Let’s look at helpful. Would you expect me to “help” someone who needed help? Yes? So I’m “helpful.” Would you expect that I would provide: a) the help I think this person needs or, b) the help he wants, presuming that he might want something different? Am I helpful in both cases? And in our time, “enablers” are thought to be bad people so I can say I am helping this person and you can say I am only enabling her to do something she will regret. Am I helping? Or let’s say that supporting a person in his efforts to chart his own course is “helpful,” apart from whether he makes good or bad decisions. Do you want to say it is “unhelpful” if his decisions don’t work out? I don’t think you do want to say that.
Helpful turns out to be complicated. Let me tell you that friendly and reverent aren’t any better.
Further, some trait names just beg the question. Loyal is good, I suppose. Loyal to whom? Are some loyalties good and others bad? Is “loyal” good and “disloyal” bad? If the law wants you to take one course and your family needs for you to take another course, where does “loyalty” push you? Just asking.
Now I don’t expect any of these nasty questions to be resolved by looking at the language of origin, but I do think that we can look at these words more carefully and more usefully be seeing where they were before they came to us. We don’t need, in other words, to accept the cultural contexts in which their meanings were clarified, but it is probably a good idea to know what they are.
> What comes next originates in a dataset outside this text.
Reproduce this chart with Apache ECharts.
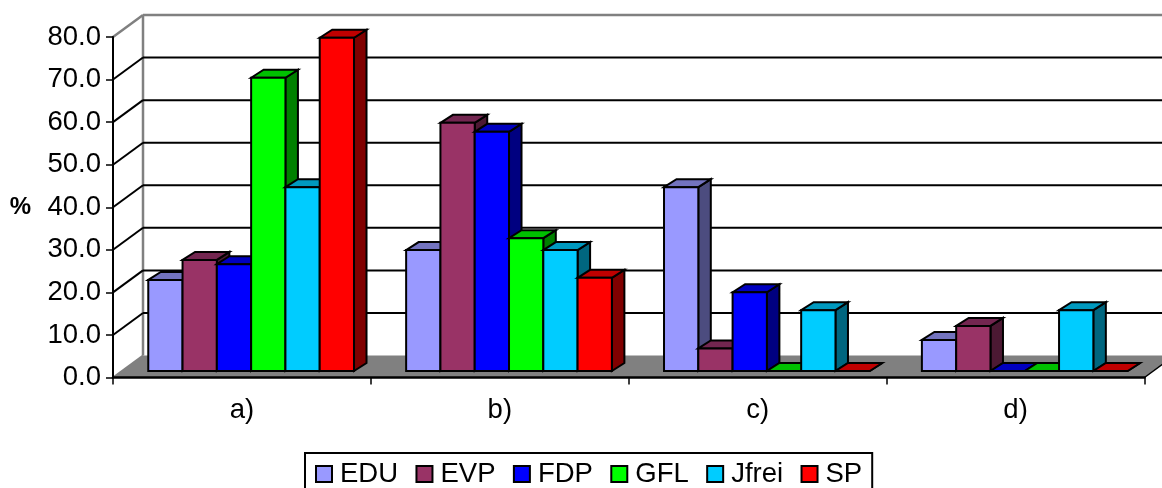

I’m going to start with the Old Norse trait names first –trustworthy and thrifty. Then I’ll move to the Old English names—helpful, friendly, kind, cheerful, and clean. And I’ll finish up with Latin, mostly arriving here through forms adopted by the French—loyal, courteous, obedient, brave (through Italian), and reverent. I plan to take a year doing this, so you can afford to get comfy.
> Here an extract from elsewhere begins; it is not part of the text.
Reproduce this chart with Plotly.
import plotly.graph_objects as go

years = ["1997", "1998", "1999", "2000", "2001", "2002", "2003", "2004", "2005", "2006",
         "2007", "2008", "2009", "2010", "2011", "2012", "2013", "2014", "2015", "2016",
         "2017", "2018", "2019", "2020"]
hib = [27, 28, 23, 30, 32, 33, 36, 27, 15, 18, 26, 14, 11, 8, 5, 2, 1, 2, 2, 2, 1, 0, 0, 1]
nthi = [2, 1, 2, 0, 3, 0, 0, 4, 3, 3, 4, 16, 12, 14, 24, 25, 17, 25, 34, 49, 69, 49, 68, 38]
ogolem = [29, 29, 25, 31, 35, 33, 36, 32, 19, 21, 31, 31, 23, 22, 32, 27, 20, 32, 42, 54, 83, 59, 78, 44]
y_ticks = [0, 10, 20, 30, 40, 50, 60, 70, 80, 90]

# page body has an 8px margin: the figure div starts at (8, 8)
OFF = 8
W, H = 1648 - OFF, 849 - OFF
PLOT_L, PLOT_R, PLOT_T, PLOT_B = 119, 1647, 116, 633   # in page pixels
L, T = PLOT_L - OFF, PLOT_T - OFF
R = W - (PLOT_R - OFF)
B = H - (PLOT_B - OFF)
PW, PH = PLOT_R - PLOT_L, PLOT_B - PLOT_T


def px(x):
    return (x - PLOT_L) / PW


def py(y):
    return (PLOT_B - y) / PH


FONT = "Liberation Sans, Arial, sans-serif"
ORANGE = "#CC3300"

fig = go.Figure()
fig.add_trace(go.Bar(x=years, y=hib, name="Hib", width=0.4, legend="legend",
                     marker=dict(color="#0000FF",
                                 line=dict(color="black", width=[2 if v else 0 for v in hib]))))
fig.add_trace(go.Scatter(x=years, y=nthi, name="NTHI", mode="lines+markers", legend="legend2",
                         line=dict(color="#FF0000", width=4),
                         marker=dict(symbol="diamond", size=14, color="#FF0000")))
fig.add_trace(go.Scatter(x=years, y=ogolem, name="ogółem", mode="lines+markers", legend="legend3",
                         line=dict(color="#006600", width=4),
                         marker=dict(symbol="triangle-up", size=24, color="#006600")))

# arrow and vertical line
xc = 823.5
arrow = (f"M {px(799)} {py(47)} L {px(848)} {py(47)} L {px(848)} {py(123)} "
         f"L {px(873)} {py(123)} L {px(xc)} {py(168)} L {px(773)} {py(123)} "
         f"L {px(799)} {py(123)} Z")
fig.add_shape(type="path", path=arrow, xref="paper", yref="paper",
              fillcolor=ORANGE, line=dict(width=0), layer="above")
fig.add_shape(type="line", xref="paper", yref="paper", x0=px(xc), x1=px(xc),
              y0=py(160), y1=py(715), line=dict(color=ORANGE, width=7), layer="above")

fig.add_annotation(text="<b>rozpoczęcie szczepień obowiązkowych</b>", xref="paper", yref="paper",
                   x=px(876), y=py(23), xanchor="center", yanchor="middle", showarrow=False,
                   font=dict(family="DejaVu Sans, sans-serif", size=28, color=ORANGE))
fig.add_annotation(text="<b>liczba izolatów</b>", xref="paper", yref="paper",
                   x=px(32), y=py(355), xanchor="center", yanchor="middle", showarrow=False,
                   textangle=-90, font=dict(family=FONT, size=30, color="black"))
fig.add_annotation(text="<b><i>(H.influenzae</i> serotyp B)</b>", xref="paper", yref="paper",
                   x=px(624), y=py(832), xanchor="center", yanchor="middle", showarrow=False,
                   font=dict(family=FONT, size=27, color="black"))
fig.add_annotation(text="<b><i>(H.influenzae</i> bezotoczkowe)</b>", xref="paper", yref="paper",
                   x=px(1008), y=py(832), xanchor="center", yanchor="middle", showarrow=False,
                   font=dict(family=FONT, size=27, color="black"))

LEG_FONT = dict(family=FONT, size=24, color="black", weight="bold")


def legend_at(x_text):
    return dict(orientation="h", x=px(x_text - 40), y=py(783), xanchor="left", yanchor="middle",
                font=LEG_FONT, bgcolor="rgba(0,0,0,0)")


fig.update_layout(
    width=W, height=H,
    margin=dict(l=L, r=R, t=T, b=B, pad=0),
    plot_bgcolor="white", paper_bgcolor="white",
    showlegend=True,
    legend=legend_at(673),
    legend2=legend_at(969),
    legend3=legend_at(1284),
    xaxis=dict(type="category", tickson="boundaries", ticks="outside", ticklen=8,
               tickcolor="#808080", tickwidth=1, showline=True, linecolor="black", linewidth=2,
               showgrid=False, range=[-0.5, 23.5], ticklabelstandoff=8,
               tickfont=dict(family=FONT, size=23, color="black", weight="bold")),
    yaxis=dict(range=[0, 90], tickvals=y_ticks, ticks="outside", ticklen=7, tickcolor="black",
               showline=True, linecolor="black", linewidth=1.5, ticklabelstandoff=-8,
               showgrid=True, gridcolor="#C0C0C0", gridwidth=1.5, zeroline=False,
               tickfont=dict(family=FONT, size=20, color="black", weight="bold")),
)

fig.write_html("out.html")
[1] All English words are immigrants. There appears to have been a sort of linguistic Ellis Island where words wanting to become part of the English language, stopped and declared the land of their origin and possibly the land from which they came just before arriving here.
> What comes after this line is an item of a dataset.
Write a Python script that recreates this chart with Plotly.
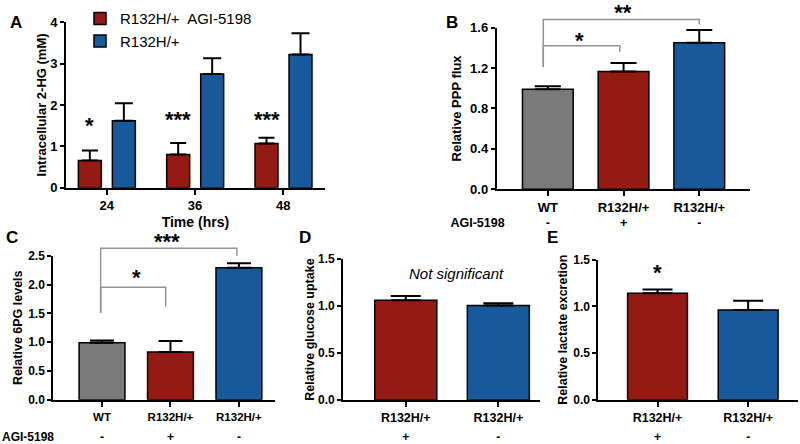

[2] In the intervening years, most of my contact with the Boy Scouts as come from Boy Scouts of America v. Dale, in which the Supreme Court slapped the Boy Scouts on the wrist for claiming that the first amendment rights of free speech could be stretched to their denial of troop leadership to gay scoutmasters.
Remember this was written over 100 years ago FOR CHILDREN. If our society encouraged people to manifest these attributes in our lives, we would be a lot better off, in my view. Do you see them as attributes of character – in common usage then – and now?
I do think we would be better off if we encouraged people to be like these virtues. And even better off if we had a class of leaders that modeled them. I don’t believe in “character” in the way I did then. My idea is more committing to the settings that will support the behaviors you admire. Some of these traits are pretty clear. “Clean,” for instance. Others, like “loyalty” are pretty complicated.